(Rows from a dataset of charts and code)
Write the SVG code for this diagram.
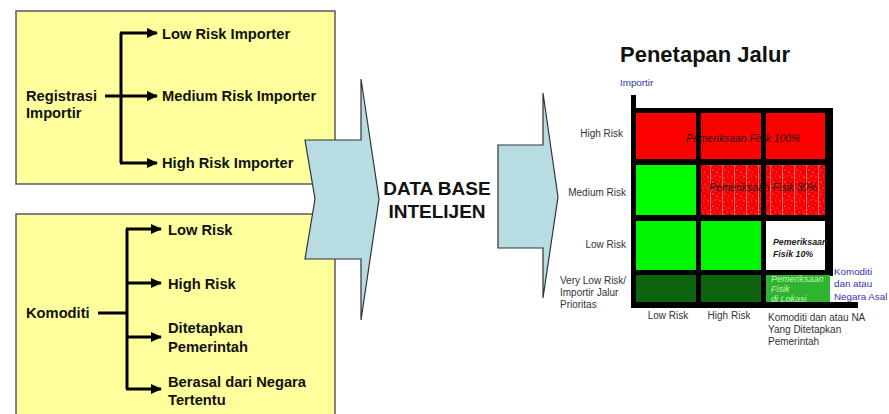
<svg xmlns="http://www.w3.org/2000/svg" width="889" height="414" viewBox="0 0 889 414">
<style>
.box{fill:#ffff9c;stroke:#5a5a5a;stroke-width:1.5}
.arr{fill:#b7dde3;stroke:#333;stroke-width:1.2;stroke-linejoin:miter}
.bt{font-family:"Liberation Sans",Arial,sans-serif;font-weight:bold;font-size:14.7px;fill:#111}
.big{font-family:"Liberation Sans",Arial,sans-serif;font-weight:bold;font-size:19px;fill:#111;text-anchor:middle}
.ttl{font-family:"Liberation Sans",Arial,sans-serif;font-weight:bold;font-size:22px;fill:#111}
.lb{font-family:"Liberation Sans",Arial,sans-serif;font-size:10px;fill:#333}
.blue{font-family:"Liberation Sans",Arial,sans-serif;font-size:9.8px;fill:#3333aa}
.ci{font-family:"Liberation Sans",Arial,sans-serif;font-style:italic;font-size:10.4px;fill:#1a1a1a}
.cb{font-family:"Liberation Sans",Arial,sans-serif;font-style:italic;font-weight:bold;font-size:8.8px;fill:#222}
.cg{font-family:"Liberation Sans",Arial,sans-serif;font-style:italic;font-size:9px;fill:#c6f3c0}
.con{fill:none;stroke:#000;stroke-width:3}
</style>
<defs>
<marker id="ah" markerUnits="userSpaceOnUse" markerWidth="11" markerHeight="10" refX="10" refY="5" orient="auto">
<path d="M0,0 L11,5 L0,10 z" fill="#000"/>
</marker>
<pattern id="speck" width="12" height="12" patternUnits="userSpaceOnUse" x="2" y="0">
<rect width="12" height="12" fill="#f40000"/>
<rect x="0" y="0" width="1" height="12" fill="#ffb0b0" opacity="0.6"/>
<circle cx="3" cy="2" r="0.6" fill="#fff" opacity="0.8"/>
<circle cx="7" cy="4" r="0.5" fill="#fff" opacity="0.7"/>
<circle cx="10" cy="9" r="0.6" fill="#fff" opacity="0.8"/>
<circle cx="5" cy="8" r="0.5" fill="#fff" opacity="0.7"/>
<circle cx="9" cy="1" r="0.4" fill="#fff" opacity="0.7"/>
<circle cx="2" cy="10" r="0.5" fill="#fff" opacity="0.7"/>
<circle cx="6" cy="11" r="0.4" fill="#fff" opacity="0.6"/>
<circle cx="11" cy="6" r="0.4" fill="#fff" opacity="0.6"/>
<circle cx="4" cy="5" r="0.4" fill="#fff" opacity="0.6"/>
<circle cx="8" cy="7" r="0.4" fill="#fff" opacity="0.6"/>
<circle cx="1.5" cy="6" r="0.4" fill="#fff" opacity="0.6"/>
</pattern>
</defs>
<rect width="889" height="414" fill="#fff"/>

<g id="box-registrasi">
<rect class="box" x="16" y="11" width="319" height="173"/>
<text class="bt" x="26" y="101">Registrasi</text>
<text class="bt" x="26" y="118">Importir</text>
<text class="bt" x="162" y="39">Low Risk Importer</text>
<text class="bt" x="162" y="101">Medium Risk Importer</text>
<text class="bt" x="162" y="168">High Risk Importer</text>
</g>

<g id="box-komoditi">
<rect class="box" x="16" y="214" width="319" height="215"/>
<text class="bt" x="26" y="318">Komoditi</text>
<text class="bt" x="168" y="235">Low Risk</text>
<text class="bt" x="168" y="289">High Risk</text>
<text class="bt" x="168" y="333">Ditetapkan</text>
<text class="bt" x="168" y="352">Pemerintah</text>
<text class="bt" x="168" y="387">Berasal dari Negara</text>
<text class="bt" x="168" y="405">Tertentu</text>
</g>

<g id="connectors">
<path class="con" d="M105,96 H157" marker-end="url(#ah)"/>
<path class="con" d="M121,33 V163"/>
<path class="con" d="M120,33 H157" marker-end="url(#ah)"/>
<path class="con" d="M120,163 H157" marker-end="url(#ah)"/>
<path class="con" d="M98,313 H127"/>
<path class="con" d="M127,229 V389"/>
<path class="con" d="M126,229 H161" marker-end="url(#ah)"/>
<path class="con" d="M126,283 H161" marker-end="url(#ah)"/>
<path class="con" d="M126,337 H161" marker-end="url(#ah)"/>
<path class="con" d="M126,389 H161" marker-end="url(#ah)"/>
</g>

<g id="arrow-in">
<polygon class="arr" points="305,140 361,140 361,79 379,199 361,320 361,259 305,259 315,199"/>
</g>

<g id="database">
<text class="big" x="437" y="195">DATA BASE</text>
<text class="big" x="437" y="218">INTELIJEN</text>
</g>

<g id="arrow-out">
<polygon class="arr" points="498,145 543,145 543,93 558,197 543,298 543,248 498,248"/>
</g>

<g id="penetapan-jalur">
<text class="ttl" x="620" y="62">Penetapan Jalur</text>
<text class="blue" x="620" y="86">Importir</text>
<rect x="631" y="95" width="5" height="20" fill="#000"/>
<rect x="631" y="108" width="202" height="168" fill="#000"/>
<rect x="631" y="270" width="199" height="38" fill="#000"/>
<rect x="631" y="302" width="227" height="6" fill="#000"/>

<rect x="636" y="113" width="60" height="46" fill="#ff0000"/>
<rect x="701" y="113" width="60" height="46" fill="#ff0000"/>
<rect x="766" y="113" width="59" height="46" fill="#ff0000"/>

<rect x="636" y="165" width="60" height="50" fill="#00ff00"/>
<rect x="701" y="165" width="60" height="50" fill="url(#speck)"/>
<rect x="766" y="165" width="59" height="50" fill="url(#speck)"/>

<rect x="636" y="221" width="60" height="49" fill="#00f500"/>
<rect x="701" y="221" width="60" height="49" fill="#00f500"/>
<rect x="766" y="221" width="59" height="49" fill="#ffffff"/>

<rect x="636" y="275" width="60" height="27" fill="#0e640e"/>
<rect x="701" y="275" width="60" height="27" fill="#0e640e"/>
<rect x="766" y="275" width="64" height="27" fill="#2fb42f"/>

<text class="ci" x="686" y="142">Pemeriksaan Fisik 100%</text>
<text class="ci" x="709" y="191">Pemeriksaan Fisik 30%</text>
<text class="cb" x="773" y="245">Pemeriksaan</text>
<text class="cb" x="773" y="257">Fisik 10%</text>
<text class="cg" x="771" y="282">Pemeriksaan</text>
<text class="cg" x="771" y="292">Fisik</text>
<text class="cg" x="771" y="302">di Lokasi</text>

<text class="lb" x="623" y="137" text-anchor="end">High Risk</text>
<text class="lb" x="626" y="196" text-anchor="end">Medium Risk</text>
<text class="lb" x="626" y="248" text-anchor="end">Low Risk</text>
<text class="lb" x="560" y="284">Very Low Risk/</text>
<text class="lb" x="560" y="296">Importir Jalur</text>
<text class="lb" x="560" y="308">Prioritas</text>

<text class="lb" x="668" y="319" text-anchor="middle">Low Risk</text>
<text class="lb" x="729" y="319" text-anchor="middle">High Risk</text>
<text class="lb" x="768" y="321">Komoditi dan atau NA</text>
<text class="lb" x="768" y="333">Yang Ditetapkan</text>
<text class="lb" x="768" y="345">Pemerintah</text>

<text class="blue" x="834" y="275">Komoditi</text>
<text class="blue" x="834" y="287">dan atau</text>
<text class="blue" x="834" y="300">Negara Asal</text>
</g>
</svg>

* * *

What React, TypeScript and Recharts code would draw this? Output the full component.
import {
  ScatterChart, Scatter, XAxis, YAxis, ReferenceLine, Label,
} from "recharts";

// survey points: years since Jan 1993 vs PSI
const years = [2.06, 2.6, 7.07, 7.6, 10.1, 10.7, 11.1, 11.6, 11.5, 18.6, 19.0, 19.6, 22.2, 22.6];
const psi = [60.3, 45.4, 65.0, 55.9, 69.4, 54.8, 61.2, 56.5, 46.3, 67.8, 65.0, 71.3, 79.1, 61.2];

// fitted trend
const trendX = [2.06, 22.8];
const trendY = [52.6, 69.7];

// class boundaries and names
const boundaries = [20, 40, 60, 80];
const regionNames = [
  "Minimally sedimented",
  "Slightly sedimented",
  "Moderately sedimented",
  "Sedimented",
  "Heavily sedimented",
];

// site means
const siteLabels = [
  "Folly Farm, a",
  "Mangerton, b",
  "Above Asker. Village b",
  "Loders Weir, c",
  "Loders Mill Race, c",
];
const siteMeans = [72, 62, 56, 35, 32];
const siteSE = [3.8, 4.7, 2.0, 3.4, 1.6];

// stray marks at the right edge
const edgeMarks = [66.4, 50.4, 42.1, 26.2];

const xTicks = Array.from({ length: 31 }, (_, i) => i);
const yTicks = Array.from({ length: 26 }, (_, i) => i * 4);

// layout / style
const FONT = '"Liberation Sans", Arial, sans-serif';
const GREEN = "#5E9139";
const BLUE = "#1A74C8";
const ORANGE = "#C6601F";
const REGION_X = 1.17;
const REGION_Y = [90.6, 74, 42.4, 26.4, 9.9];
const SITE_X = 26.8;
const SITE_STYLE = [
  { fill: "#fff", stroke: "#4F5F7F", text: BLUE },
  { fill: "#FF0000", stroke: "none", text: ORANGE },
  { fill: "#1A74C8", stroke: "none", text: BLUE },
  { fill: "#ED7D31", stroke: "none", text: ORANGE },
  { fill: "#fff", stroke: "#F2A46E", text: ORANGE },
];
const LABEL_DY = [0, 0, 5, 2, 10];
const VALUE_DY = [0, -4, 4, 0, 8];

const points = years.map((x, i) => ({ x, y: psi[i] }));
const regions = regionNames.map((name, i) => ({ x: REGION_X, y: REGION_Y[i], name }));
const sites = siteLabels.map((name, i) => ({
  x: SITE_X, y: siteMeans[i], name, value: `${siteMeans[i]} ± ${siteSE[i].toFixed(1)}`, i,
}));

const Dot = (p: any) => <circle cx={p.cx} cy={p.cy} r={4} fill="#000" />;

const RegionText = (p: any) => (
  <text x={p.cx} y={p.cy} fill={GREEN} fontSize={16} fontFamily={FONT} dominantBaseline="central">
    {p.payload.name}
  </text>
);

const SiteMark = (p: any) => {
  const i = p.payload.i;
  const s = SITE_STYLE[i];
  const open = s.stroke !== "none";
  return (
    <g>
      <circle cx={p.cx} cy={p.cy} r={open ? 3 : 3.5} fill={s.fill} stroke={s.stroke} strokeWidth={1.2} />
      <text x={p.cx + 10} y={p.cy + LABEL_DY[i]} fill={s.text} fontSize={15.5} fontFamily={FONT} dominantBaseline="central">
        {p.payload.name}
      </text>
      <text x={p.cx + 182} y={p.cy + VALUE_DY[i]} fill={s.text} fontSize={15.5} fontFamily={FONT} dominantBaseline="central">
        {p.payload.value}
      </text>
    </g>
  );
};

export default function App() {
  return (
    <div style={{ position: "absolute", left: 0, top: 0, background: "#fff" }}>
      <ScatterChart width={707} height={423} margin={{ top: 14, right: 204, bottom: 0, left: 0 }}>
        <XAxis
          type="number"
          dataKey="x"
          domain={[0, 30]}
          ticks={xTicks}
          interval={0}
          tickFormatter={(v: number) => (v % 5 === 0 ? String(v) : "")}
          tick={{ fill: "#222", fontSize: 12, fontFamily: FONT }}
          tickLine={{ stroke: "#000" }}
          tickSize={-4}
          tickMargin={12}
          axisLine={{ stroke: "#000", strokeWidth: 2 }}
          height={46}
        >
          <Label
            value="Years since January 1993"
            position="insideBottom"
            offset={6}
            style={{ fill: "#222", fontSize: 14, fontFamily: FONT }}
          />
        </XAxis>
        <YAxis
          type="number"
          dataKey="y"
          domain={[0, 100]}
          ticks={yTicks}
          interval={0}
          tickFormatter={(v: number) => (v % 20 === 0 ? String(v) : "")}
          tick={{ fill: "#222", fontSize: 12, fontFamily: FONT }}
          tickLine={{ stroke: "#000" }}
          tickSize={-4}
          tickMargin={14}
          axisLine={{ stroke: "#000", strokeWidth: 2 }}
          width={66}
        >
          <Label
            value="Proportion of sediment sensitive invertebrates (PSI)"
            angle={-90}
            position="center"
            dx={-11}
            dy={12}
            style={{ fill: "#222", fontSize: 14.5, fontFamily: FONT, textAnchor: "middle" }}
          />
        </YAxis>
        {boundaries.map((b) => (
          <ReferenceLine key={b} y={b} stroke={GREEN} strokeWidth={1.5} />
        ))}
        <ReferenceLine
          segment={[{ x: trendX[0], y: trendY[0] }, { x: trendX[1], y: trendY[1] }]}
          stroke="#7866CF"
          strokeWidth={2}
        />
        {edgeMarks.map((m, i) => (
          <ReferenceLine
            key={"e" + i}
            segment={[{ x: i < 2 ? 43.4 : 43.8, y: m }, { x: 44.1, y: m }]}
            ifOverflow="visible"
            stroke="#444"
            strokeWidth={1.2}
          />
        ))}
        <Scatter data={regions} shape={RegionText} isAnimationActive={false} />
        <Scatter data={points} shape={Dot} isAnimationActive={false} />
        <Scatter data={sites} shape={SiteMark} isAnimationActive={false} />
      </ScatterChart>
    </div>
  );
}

## Exercise brief
Copy every line above in which the string "this" shows up.

## Solution to the exercise
Write the SVG code for this diagram.
What React, TypeScript and Recharts code would draw this? Output the full component.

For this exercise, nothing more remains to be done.